I’m getting worked up about trend lines now because they are coming into play after the stock market’s pounding of the past week. There are strong areas of the market that did not fall through their support lines, but there was one telling occurrence: The NASDAQ 100, which is the 100 largest stocks on the NASDAQ exchange, fell below a trend line going back more than a year. This is something we have been looking for the last few months, and it will have enormous influence over your portfolio for the next few quarters.
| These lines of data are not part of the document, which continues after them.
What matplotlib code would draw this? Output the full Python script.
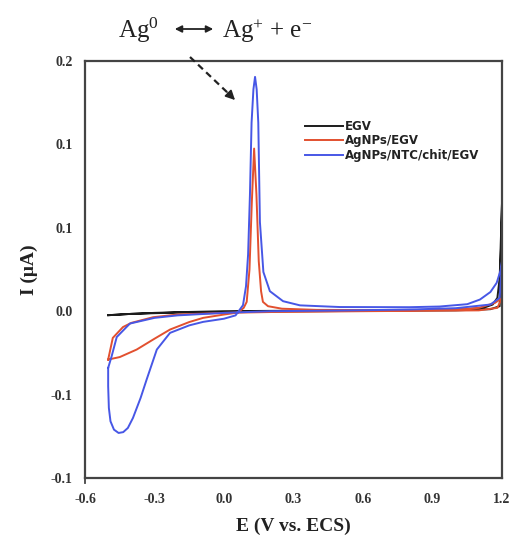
import matplotlib
matplotlib.use("Agg")
import matplotlib.pyplot as plt
from matplotlib.lines import Line2D
from matplotlib.patches import FancyArrowPatch

plt.rcParams['mathtext.fontset'] = 'custom'
plt.rcParams['mathtext.rm'] = 'Liberation Serif'
plt.rcParams['mathtext.it'] = 'Liberation Serif:italic'
plt.rcParams['mathtext.bf'] = 'Liberation Serif:bold'

# ---------------- data ----------------
series_names = ["EGV", "AgNPs/EGV", "AgNPs/NTC/chit/EGV"]

egv_E = [-0.50, -0.45, -0.40, -0.30, -0.20, -0.10, 0.00, 0.30, 0.60, 0.90, 1.05, 1.12, 1.16, 1.18, 1.19, 1.20,
         1.19, 1.15, 1.00, 0.60, 0.20, -0.20, -0.40, -0.50]
egv_I = [-0.0024, -0.0020, -0.0016, -0.0010, -0.0006, -0.0003, 0.0000, 0.0003, 0.0005, 0.0008, 0.0012, 0.0020,
         0.0040, 0.0080, 0.0200, 0.0650,
         0.0030, 0.0012, 0.0005, 0.0002, -0.0002, -0.0008, -0.0016, -0.0024]

red_E = [-0.500, -0.450, -0.377, -0.300, -0.233, -0.150, -0.090, 0.000, 0.060, 0.085, 0.098, 0.110, 0.120, 0.130,
         0.140, 0.150, 0.160, 0.168, 0.190, 0.250, 0.400, 0.800, 1.000, 1.100, 1.170, 1.200,
         1.180, 1.100, 0.600, 0.200, 0.000, -0.200, -0.306, -0.400, -0.436, -0.480, -0.500]
red_I = [-0.0290, -0.0275, -0.0230, -0.0165, -0.0110, -0.0065, -0.0040, -0.0020, -0.0008, 0.0020, 0.0056, 0.0250,
         0.0650, 0.0975, 0.0700, 0.0300, 0.0120, 0.0056, 0.0030, 0.0015, 0.0008, 0.0006, 0.0010, 0.0020, 0.0050,
         0.0080, 0.0020, 0.0005, 0.0000, -0.0005, -0.0010, -0.0020, -0.0036, -0.0070, -0.0095, -0.0160, -0.0290]

blue_E = [-0.500, -0.500, -0.497, -0.490, -0.475, -0.455, -0.435, -0.415, -0.393, -0.360, -0.334, -0.290, -0.233,
          -0.150, -0.090, 0.000, 0.050, 0.082, 0.095, 0.104, 0.112, 0.119, 0.127, 0.134, 0.141, 0.148, 0.155,
          0.170, 0.198, 0.255, 0.328, 0.500, 0.800, 0.930, 1.050, 1.105, 1.150, 1.177, 1.195, 1.200,
          1.190, 1.150, 1.000, 0.800, 0.500, 0.200, 0.000, -0.200, -0.300, -0.406, -0.463, -0.485, -0.500]
blue_I = [-0.0340, -0.0450, -0.0580, -0.0660, -0.0710, -0.0730, -0.0725, -0.0700, -0.0640, -0.0520, -0.0410,
          -0.0230, -0.0130, -0.0085, -0.0064, -0.0045, -0.0025, 0.0036, 0.0150, 0.0340, 0.0700, 0.1130, 0.1330,
          0.1405, 0.1330, 0.1130, 0.0535, 0.0235, 0.0120, 0.0060, 0.0035, 0.0025, 0.0024, 0.0028, 0.0042, 0.0070,
          0.0115, 0.0170, 0.0250, 0.0300,
          0.0080, 0.0040, 0.0018, 0.0010, 0.0004, 0.0000, -0.0010, -0.0025, -0.0040, -0.0074, -0.0155, -0.0270,
          -0.0340]

x_ticks = [-0.6, -0.3, 0.0, 0.3, 0.6, 0.9, 1.2]
x_ticklabels = ["-0.6", "-0.3", "0.0", "0.3", "0.6", "0.9", "1.2"]
y_ticks = [-0.10, -0.05, 0.00, 0.05, 0.10, 0.15]
y_ticklabels = ["-0.1", "-0.1", "0.0", "0.1", "0.1", "0.2"]

colors = ["#1c1c1c", "#e2502f", "#4757e6"]

# ---------------- figure ----------------
W, H = 513, 539
fig = plt.figure(figsize=(W / 100, H / 100), dpi=100)
ax = fig.add_axes([85 / W, 1 - 478 / H, (502 - 85) / W, (478 - 61) / H])

for E, I, c, name in zip([egv_E, red_E, blue_E], [egv_I, red_I, blue_I], colors, series_names):
    ax.plot(E, I, color=c, lw=1.4, label=name, solid_joinstyle='round')

ax.set_xlim(-0.6, 1.2)
ax.set_ylim(-0.10, 0.15)

serif = 'Liberation Serif'
ax.set_xticks(x_ticks)
ax.set_xticklabels(x_ticklabels, fontfamily=serif, fontweight='bold', fontsize=10, color='#333333')
ax.set_yticks(y_ticks)
ax.set_yticklabels(y_ticklabels, fontfamily=serif, fontweight='bold', fontsize=10, color='#333333')
ax.tick_params(axis='both', which='major', length=0)
ax.tick_params(axis='x', which='major', pad=11)
ax.tick_params(axis='y', which='major', pad=9)
ax.set_xticks([0.0, 0.6, 1.2], minor=True)
ax.set_yticks([-0.1, 0.0, 0.1], minor=True)
ax.tick_params(axis='x', which='minor', direction='in', length=5, width=1.3, color='#444444')
ax.tick_params(axis='y', which='minor', direction='out', length=5, width=1.3, color='#444444')
# corner tick at -0.6 crossing the bottom axis
fig.add_artist(Line2D([85 / W, 85 / W], [1 - 483 / H, 1 - 473 / H], transform=fig.transFigure,
                      color='#444444', lw=1.3))

for s in ax.spines.values():
    s.set_linewidth(1.6)
    s.set_color('#444444')

ax.set_xlabel("E (V vs. ECS)", fontfamily=serif, fontweight='bold', fontsize=14, labelpad=8, color='#222222')
ax.set_ylabel("I (\u03bcA)", fontfamily=serif, fontweight='bold', fontsize=14, labelpad=9, color='#222222')

leg = ax.legend(loc='upper left', bbox_to_anchor=((305 - 85) / 417, 1 - (120 - 61) / 417), frameon=False,
                prop={'family': 'DejaVu Sans', 'weight': 'bold', 'size': 8.5},
                handlelength=3.2, handletextpad=0.2, labelspacing=0.12, borderpad=0, borderaxespad=0)
for t in leg.get_texts():
    t.set_color('#222222')

# annotation at top
fig.text(118 / W, 1 - 38 / H, r"Ag$^{\mathrm{0}}$", fontfamily=serif, fontsize=18, ha='left', va='baseline',
         color='#222222')
fig.text(222 / W, 1 - 38 / H, r"Ag$^{\mathrm{+}}$ + e$^{\mathrm{-}}$", fontfamily=serif, fontsize=18,
         ha='left', va='baseline', color='#222222')
fig.add_artist(FancyArrowPatch((172 / W, 1 - 29 / H), (216 / W, 1 - 29 / H), transform=fig.transFigure,
                               arrowstyle='<|-|>', mutation_scale=10, lw=1.3, color='#222222'))
# dashed pointer arrow
fig.add_artist(Line2D([190 / W, 229 / W], [1 - 57 / H, 1 - 94 / H], transform=fig.transFigure,
                      color='#222222', lw=1.6, ls=(0, (3, 2))))
fig.add_artist(FancyArrowPatch((226 / W, 1 - 91 / H), (237 / W, 1 - 102 / H), transform=fig.transFigure,
                               arrowstyle='-|>', mutation_scale=14, lw=1.2, color='#222222'))

fig.savefig("out.png", dpi=100)
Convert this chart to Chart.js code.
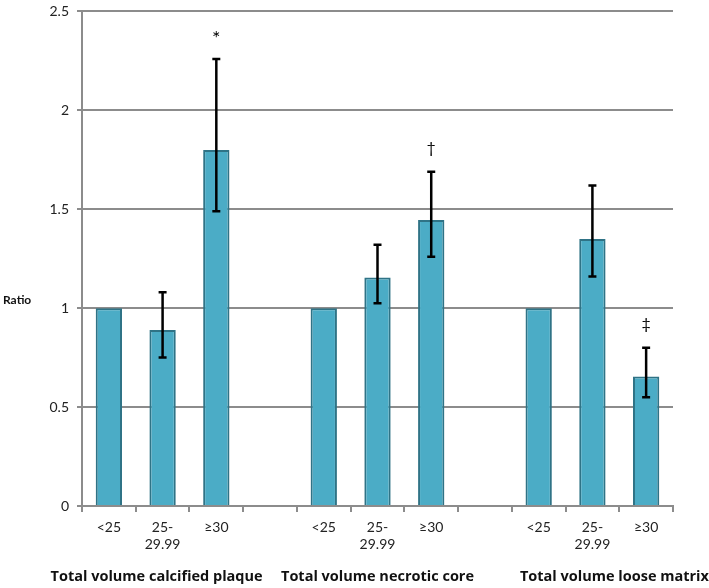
<!DOCTYPE html>
<html>
<head>
<meta charset="utf-8">
<script src="https://cdn.jsdelivr.net/npm/chart.js@4"></script>
<style>
  html, body { margin: 0; padding: 0; background: #fff; overflow: hidden; }
  #wrap { width: 709px; height: 593px; position: relative; margin-top: -5px; }
</style>
</head>
<body>
<div id="wrap"><canvas id="ratioChart"></canvas></div>
<script>
// bmi categories per group, with empty slots between groups
const categories = ['<25', ['25-', '29.99'], '≥30', '', '<25', ['25-', '29.99'], '≥30', '', '<25', ['25-', '29.99'], '≥30'];
const ratios   = [1, 0.89, 1.80, null, 1, 1.155, 1.445, null, 1, 1.35, 0.655];
const errLow   = [null, 0.75, 1.49, null, null, 1.025, 1.26, null, null, 1.16, 0.55];
const errHigh  = [null, 1.08, 2.26, null, null, 1.32, 1.69, null, null, 1.62, 0.80];
const marks    = ['', '', '*', '', '', '', '†', '', '', '', '‡'];
const groupTitles = ['Total volume calcified plaque', 'Total volume necrotic core', 'Total volume loose matrix'];
const groupSlots  = [1, 5, 9];
const yTicks = [0, 0.5, 1, 1.5, 2, 2.5];

const fontFam = 'Lato, "Open Sans", sans-serif';
const titleFam = '"Open Sans", Lato, sans-serif';

// error bars + significance marks + group titles
const extras = {
  id: 'extras',
  afterDatasetsDraw(chart) {
    const ctx = chart.ctx;
    const x = chart.scales.x, y = chart.scales.y;
    ctx.save();
    ctx.strokeStyle = '#000';
    ctx.lineWidth = 2.5;
    ratios.forEach((v, i) => {
      if (errLow[i] == null) return;
      const px = x.getPixelForValue(i);
      const yl = y.getPixelForValue(errLow[i]);
      const yh = y.getPixelForValue(errHigh[i]);
      ctx.beginPath();
      ctx.moveTo(px, yl); ctx.lineTo(px, yh);
      ctx.moveTo(px - 4, yl); ctx.lineTo(px + 4, yl);
      ctx.moveTo(px - 4, yh); ctx.lineTo(px + 4, yh);
      ctx.stroke();
    });
    ctx.fillStyle = '#000';
    ctx.textAlign = 'center';
    ctx.textBaseline = 'middle';
    marks.forEach((m, i) => {
      if (!m) return;
      const px = x.getPixelForValue(i);
      const yh = y.getPixelForValue(errHigh[i]);
      ctx.font = (m === '*' ? '20px ' : '16px ') + fontFam;
      ctx.fillText(m, px, yh - (m === '*' ? 20 : 24));
    });
    ctx.font = 'bold 14.5px ' + titleFam;
    ctx.fillStyle = '#111';
    const shift = [-6, 0, 22];
    groupTitles.forEach((t, g) => {
      ctx.fillText(t, x.getPixelForValue(groupSlots[g]) + shift[g], 582);
    });
    ctx.font = 'bold 12px ' + fontFam;
    ctx.textAlign = 'left';
    ctx.fillText('Ratio', 3, 305);
    ctx.restore();
  }
};

new Chart(document.getElementById('ratioChart'), {
  type: 'bar',
  data: {
    labels: categories,
    datasets: [{
      data: ratios,
      backgroundColor: '#4bacc6',
      borderColor: '#2f7386',
      borderWidth: 2,
      barPercentage: 0.49,
      categoryPercentage: 1
    }]
  },
  options: {
    responsive: true,
    maintainAspectRatio: false,
    animation: false,
    layout: { padding: { top: 0, right: 36, left: 0, bottom: 0 } },
    plugins: { legend: { display: false }, tooltip: { enabled: false } },
    scales: {
      x: {
        grid: { display: true, drawOnChartArea: false, drawTicks: true, tickLength: 6, color: '#8c8c8c', lineWidth: 2 },
        border: { color: '#8c8c8c', width: 2 },
        ticks: { color: '#222', font: { family: fontFam, size: 14 }, padding: 7, maxRotation: 0, autoSkip: false },
        afterFit: s => { s.height = 82; }
      },
      y: {
        min: 0, max: 2.5,
        afterBuildTicks: s => { s.ticks = yTicks.map(v => ({ value: v })); },
        grid: { color: '#8c8c8c', lineWidth: 2, tickLength: 5 },
        border: { color: '#8c8c8c', width: 2 },
        ticks: { color: '#222', font: { family: fontFam, size: 14 }, padding: 8, callback: v => String(v) },
        afterFit: s => { s.width = 82; }
      }
    }
  },
  plugins: [extras]
});
</script>
</body>
</html>
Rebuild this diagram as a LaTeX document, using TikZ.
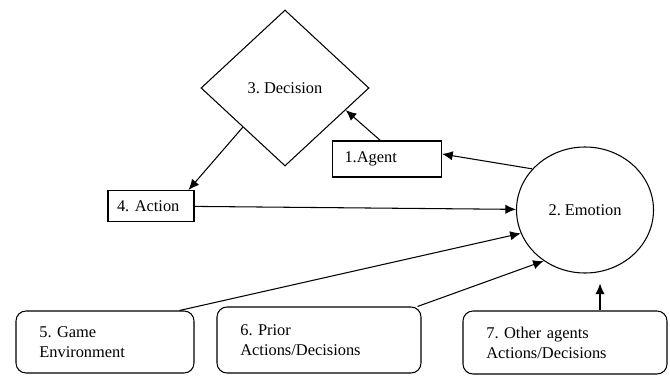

The Dow Jones industrial average may still fulfill what some say is destiny and hit a new all-time high before the end of this quarter. But if there is one thing that has become painfully clear since the beginning of 2006, it is that any further rally will take fewer and fewer stocks with it. Are you going to roll the dice in the hopes you are holding one of the lucky few?

A common attribute of the trend line break is the ability of the market to trade back to the trend line soon after it falls below. This is called a retest of prior support, and it needs to be closely watched.

If, for example, the NASDAQ 100 goes back up to the former trend line and moves powerfully through it, the up trend could well be re-established. In most cases, however, the market gets back to the line, then falls horribly below it, sometimes in dramatic fashion.

Speaking of drama, a tremendous amount of weakness has built up in the overall market, pretty much under cover because of the amazing job the Dow Jones has done masking the deterioration. This weakness does not mean the market is going to crash soon, but it raises the probability that a real train wreck could happen soon. And successful investing is all about turning the probabilities in your favor.